In surmounting all his canton's higher mountains, Ratti has achieved a first. But statistics on height and speed are of little interest to him, writes Anita Bachmann, who interviewed him for the Swiss Alpine Club’s bimonthly journal. “Nobody ever asks me whether I have seen animals on my tours, or what the mountains smell like” he is reported as saying – adding that they smell of mushrooms in autumn and alpine roses in early summer.
References
Summarised from an interview with Fadri Ratti in Die Alpen 06/24 by Anita Bachmann, Ein Rekord der anderen Art: 460 Bündner Dreitausender in 42 Jahren (German language).
Photo of Fadri Ratti: courtesy of Anita Bachmann/Die Alpen.
2 comments:
Very impressive! That's the second Ratti to make it on to this blog, I believe. The previous one being Pope Pius XI who climbed the Matterhorn.
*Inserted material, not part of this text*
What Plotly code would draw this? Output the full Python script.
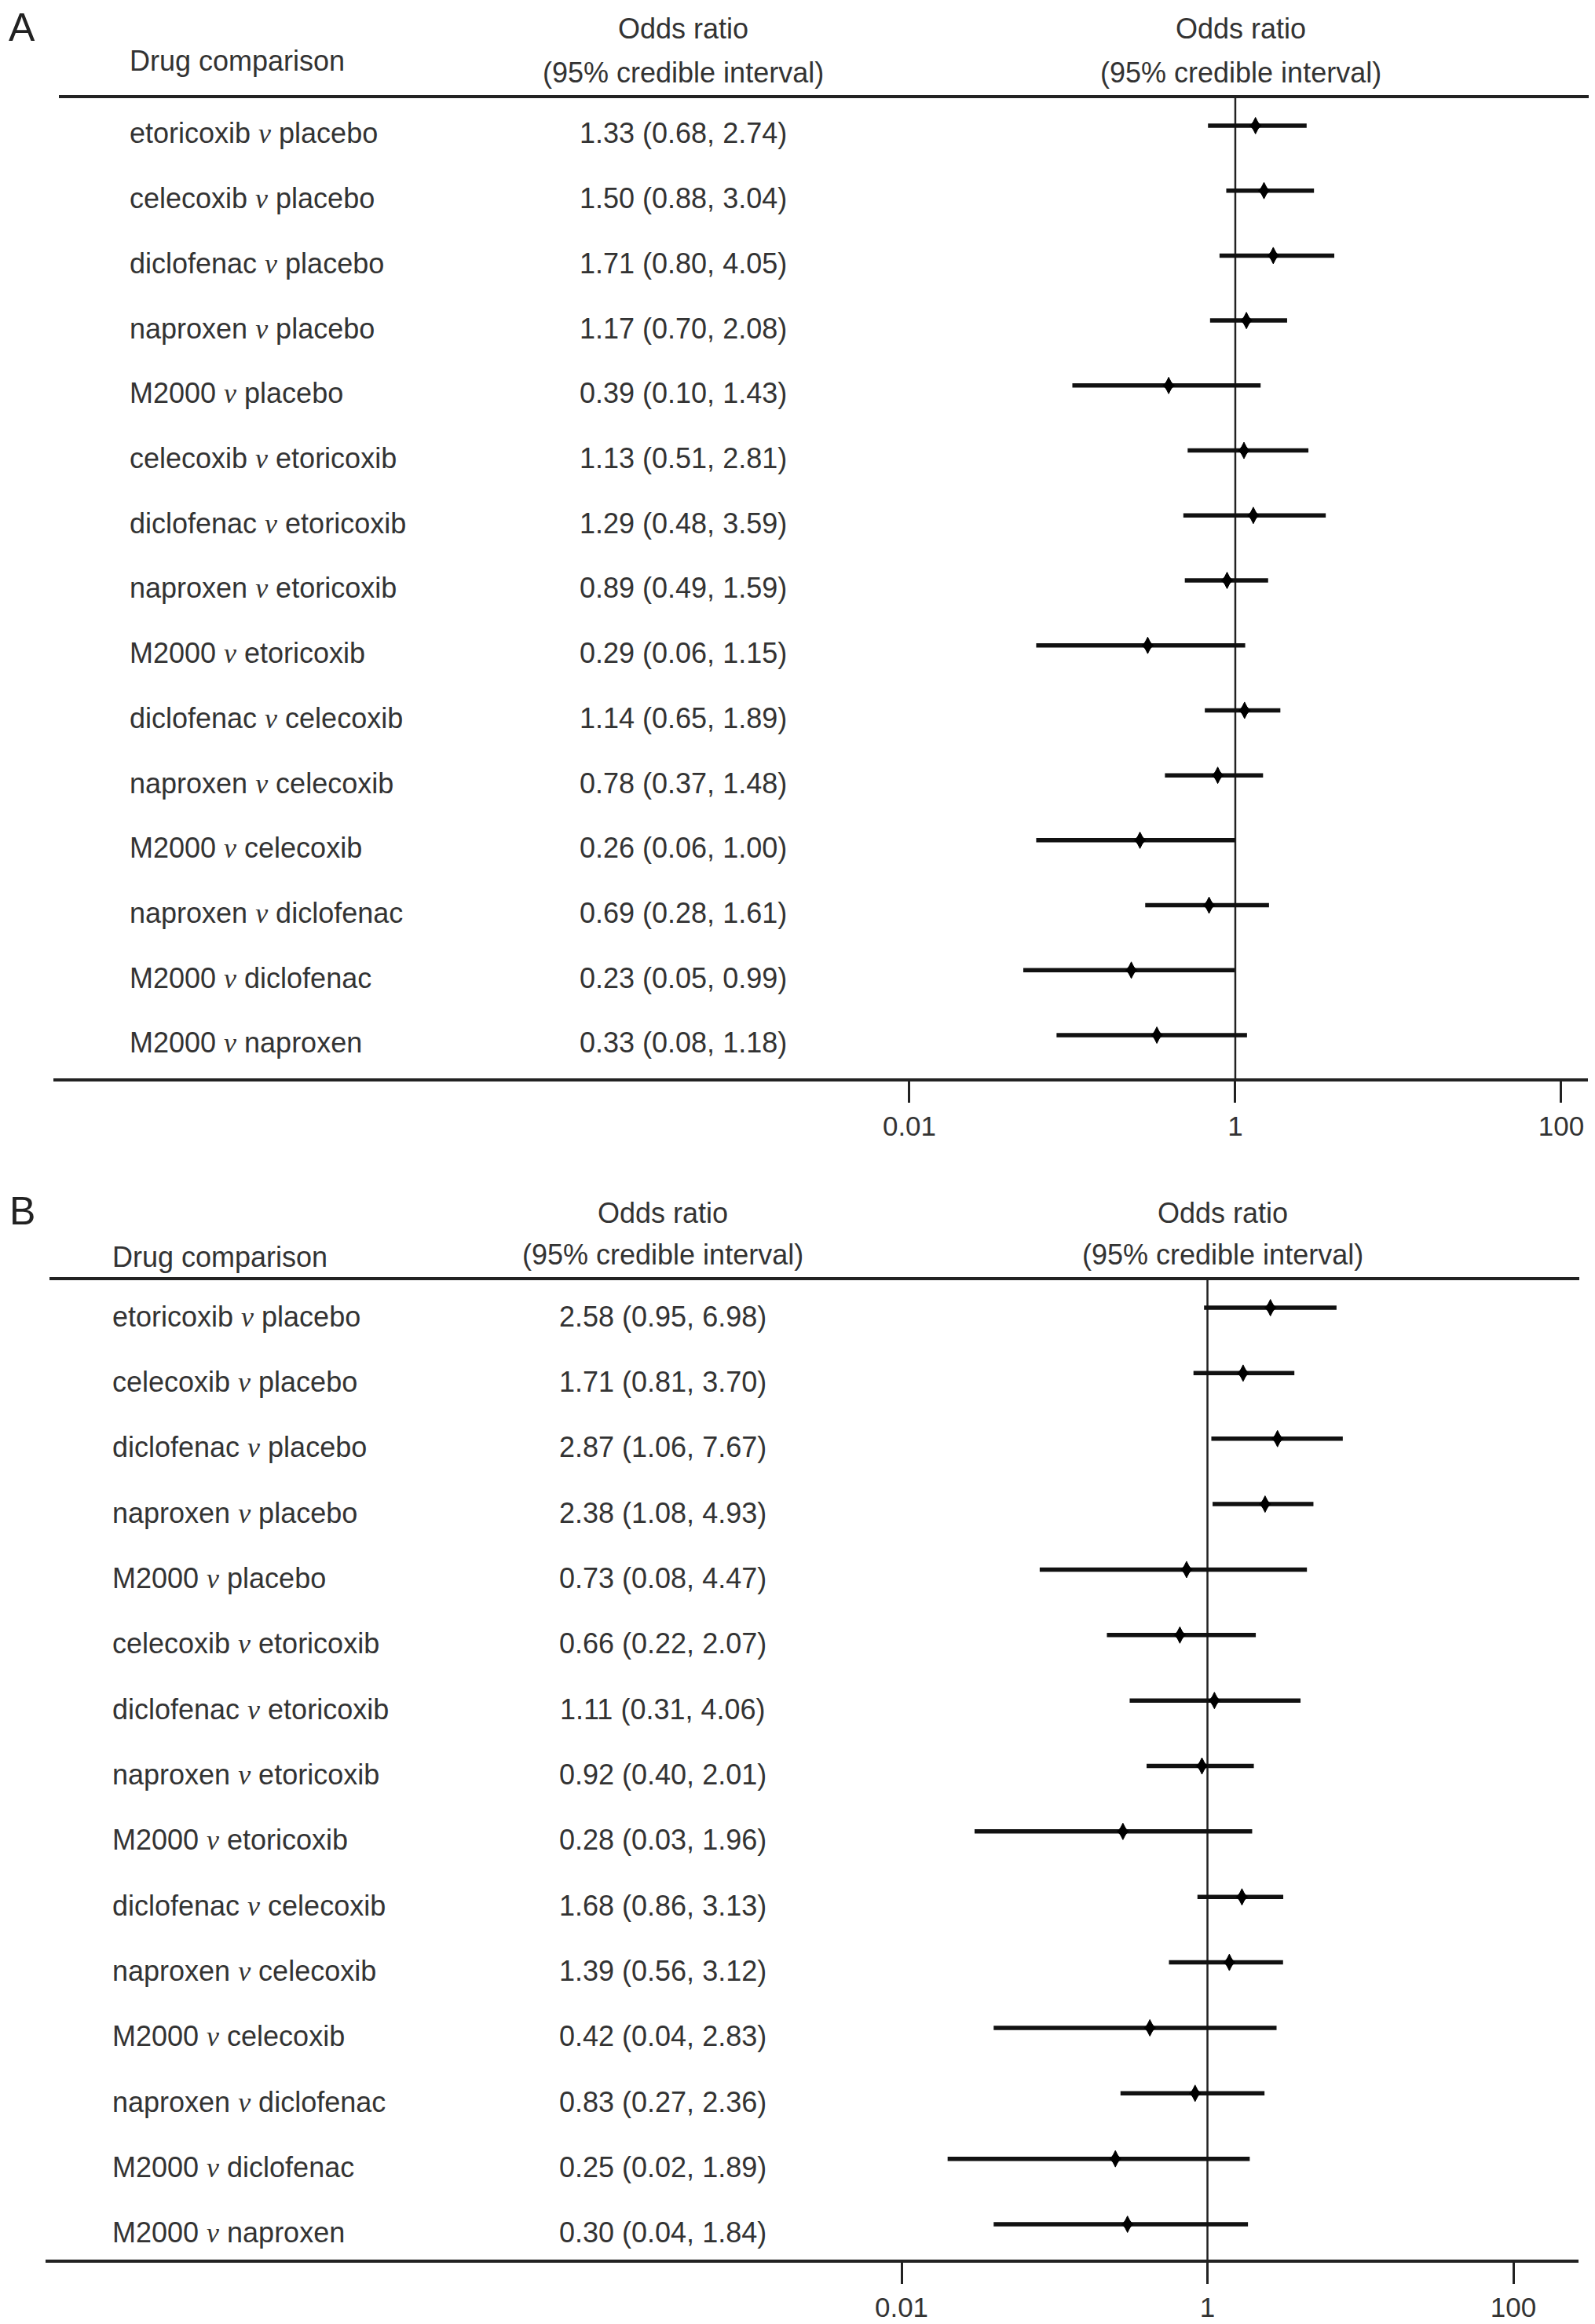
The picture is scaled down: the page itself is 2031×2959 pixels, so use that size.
import plotly.graph_objects as go

# ── Data ──────────────────────────────────────────────────────────────────────
comparisons = [
    "etoricoxib v placebo", "celecoxib v placebo", "diclofenac v placebo",
    "naproxen v placebo", "M2000 v placebo", "celecoxib v etoricoxib",
    "diclofenac v etoricoxib", "naproxen v etoricoxib", "M2000 v etoricoxib",
    "diclofenac v celecoxib", "naproxen v celecoxib", "M2000 v celecoxib",
    "naproxen v diclofenac", "M2000 v diclofenac", "M2000 v naproxen",
]

# Panel A
or_a = [1.33, 1.50, 1.71, 1.17, 0.39, 1.13, 1.29, 0.89, 0.29, 1.14, 0.78, 0.26, 0.69, 0.23, 0.33]
lo_a = [0.68, 0.88, 0.80, 0.70, 0.10, 0.51, 0.48, 0.49, 0.06, 0.65, 0.37, 0.06, 0.28, 0.05, 0.08]
hi_a = [2.74, 3.04, 4.05, 2.08, 1.43, 2.81, 3.59, 1.59, 1.15, 1.89, 1.48, 1.00, 1.61, 0.99, 1.18]

# Panel B
or_b = [2.58, 1.71, 2.87, 2.38, 0.73, 0.66, 1.11, 0.92, 0.28, 1.68, 1.39, 0.42, 0.83, 0.25, 0.30]
lo_b = [0.95, 0.81, 1.06, 1.08, 0.08, 0.22, 0.31, 0.40, 0.03, 0.86, 0.56, 0.04, 0.27, 0.02, 0.04]
hi_b = [6.98, 3.70, 7.67, 4.93, 4.47, 2.07, 4.06, 2.01, 1.96, 3.13, 3.12, 2.83, 2.36, 1.89, 1.84]

tick_vals = [0.01, 1, 100]
tick_text = ["0.01", "1", "100"]
null_or = 1

# ── Style ─────────────────────────────────────────────────────────────────────
# the page body has an 8px margin, so the figure is offset by that much
OFF = 8
W, H = 2031 - OFF, 2959 - OFF
FONT = "Liberation Sans, Arial, Helvetica, sans-serif"
TXT = "#333333"
LINE = "#222222"
FS = 36


def px(x):
    return (x - OFF) / W


def py(y):
    return 1 - (y - OFF) / H


def label_html(s):
    a, b = s.split(" v ")
    return (f"{a} <i><span style=\"font-family:'Liberation Serif', serif\">v</span></i> {b}")


fig = go.Figure()

panels = [
    dict(tag="A", orr=or_a, lo=lo_a, hi=hi_a, xa="x", ya="y",
         letter_y=35, head1_y=37, head2_y=92, drug_y=77,
         lab_x=163, or_x=870, right_x=1580, hline=(75, 2025), shift=-10),
    dict(tag="B", orr=or_b, lo=lo_b, hi=hi_b, xa="x2", ya="y2",
         letter_y=1542, head1_y=1545, head2_y=1597, drug_y=1600,
         lab_x=141, or_x=844, right_x=1557, hline=(63, 2011), shift=-11),
]

for p in panels:
    n = len(p["orr"])
    rows = list(range(n))
    # interval lines + tall diamond
    fig.add_trace(go.Scatter(
        x=p["orr"], y=rows, mode="markers",
        marker=dict(symbol="diamond-tall", size=15, color="black",
                    line=dict(width=1, color="black")),
        error_x=dict(type="data", symmetric=False,
                     array=[h - o for h, o in zip(p["hi"], p["orr"])],
                     arrayminus=[o - l for o, l in zip(p["orr"], p["lo"])],
                     width=0, thickness=5.5, color="#111111"),
        xaxis=p["xa"], yaxis=p["ya"], hoverinfo="skip",
    ))
    # widen the diamond's waist a little
    fig.add_trace(go.Scatter(
        x=p["orr"], y=rows, mode="markers",
        marker=dict(symbol="diamond", size=12, color="black", line=dict(width=0)),
        xaxis=p["xa"], yaxis=p["ya"], hoverinfo="skip",
    ))

    yref = p["ya"]
    # row texts
    for i, (lab, o, l, h) in enumerate(zip(comparisons, p["orr"], p["lo"], p["hi"])):
        fig.add_annotation(x=px(p["lab_x"]), xref="paper", xanchor="left",
                           y=i, yref=yref, yanchor="middle", yshift=p["shift"],
                           text=label_html(lab), showarrow=False,
                           font=dict(family=FONT, size=FS, color=TXT))
        fig.add_annotation(x=px(p["or_x"]), xref="paper", xanchor="center",
                           y=i, yref=yref, yanchor="middle", yshift=p["shift"],
                           text=f"{o:.2f} ({l:.2f}, {h:.2f})", showarrow=False,
                           font=dict(family=FONT, size=FS, color=TXT))

    # headers
    heads = [
        (p["tag"], 28, p["letter_y"], "center", 50, "#222222"),
        ("Drug comparison", p["lab_x"], p["drug_y"], "left", FS, TXT),
        ("Odds ratio", p["or_x"], p["head1_y"], "center", FS, TXT),
        ("(95% credible interval)", p["or_x"], p["head2_y"], "center", FS, TXT),
        ("Odds ratio", p["right_x"], p["head1_y"], "center", FS, TXT),
        ("(95% credible interval)", p["right_x"], p["head2_y"], "center", FS, TXT),
    ]
    for text, x, y, xa, size, col in heads:
        fig.add_annotation(x=px(x), xref="paper", xanchor=xa,
                           y=py(y), yref="paper", yanchor="middle",
                           text=text, showarrow=False,
                           font=dict(family=FONT, size=size, color=col))

    # header rule and line of no effect
    fig.add_shape(type="line", xref="paper", yref=f"{yref} domain",
                  x0=px(p["hline"][0]), x1=min(px(p["hline"][1]), 1), y0=1, y1=1,
                  line=dict(color=LINE, width=4))
    fig.add_shape(type="line", xref=p["xa"], yref=f"{yref} domain",
                  x0=null_or, x1=null_or, y0=0, y1=1, layer="below",
                  line=dict(color=LINE, width=2.5))

xaxis_common = dict(
    type="log", showgrid=False, zeroline=False,
    showline=True, linecolor=LINE, linewidth=4,
    ticks="outside", ticklen=27, tickwidth=3, tickcolor=LINE,
    tickvals=tick_vals, ticktext=tick_text,
    tickfont=dict(family=FONT, size=35, color=TXT),
    fixedrange=True,
)
yaxis_common = dict(visible=False, fixedrange=True)

fig.update_layout(
    width=W, height=H,
    margin=dict(l=0, r=0, t=0, b=0),
    paper_bgcolor="white", plot_bgcolor="white",
    showlegend=False,
    xaxis=dict(xaxis_common, domain=[px(68), px(2022)], range=[-7.253, 2.164], anchor="y"),
    yaxis=dict(yaxis_common, domain=[py(1373), py(123)], range=[14.665, -0.447], anchor="x"),
    xaxis2=dict(xaxis_common, domain=[px(58), px(2010)], range=[-7.597, 2.426], anchor="y2"),
    yaxis2=dict(yaxis_common, domain=[py(2877), py(1628)], range=[14.54, -0.444], anchor="x2"),
)

fig.write_html("out.html")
Thanks for reading, Iain: yes, the coincidence of names is extraordinary - I thought best not to mention it in the summary, as the author of the underlying article said nothing about it. The climbing histories of the two Rattis have very different vibes, though - on the one hand, a relative short phase of very ambitious alpine climbs on the biggest mountains, on the other a life-long exploration of the "home peaks"....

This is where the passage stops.